“Matters of containment” Conference – Lisbon | Irene Peano | 3 September 2020

3rd International Conference of the Quarantine Studies Network
Lisbon-Évora (Portugal), 28-29 May 2020

Postponed to 3 Septemeber 2020

Researcher Irene Peano will present the paper “Genealogies of containment: Migrant labour, bonifica integrale and carceral regimes in an Italian agro-industrial enclave”

For more information, please visit the conference’s site: info here


Past conferences of the Quarantine Studies Network in Malta and Mallorca explored an expansion of the classical study of quarantines and sanitary cordons into an interdisciplinary field of “quarantine studies” so that their multiple political, military, social, economic and, of course, health dimensions were systematically brought to the foreground. In this third conference, we intend to take a more decided step in that direction by exploring the material realities of containment anywhere in the world and preferably for the period 1750-today.
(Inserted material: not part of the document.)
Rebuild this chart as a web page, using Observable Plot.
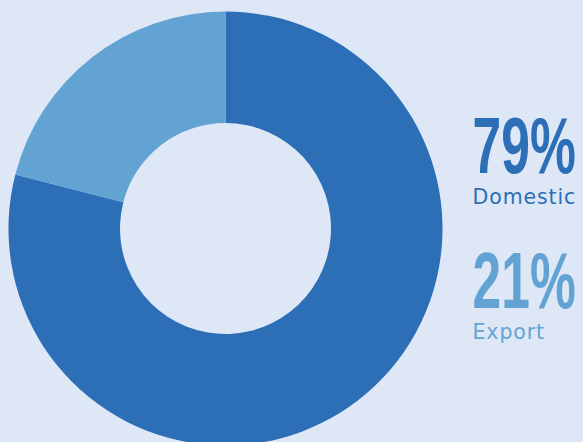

The word “containment” is usually given two meanings: 1: the act of keeping a hazard within limits, for example, an epidemic disease or a radioactive leakage; 2: the policy of preventing an hostile military, economic or ideological expansion. Both meanings could be – and usually are – intertwined, as can be seen, for example, in the scientific and political measures taken to check the “threats” associated with the Mecca pilgrimage in the 19th century, the Soviet Revolution in 1917 or the Chernobyl nuclear accident in 1986.

This transversal nature of containment can be better grasped through a focus on its often neglected material aspects. Containment ultimately consists of the handling of threatening human bodies, living beings, objects and ideas, which is always performed by specialized groups of humans who use various tools and techniques to carry out different types of actions in a large variety of spaces. In this sense, for example, the detention and examination of the bodies of migrants aims to provide at the same time sanitary, ideological and economic “protection”; measuring tools used in customs’ laboratories may guard the health of a country’s population against adulterated products and the country’s industry or agriculture against the “damage” caused by the “invasion” of another country’s products. Materiality can also provide a more accurate picture of the actual scope, the effectiveness and consequences (social, political, economic, spatial or environmental) of containment measures, as well as of historical continuities and the collective memory about them.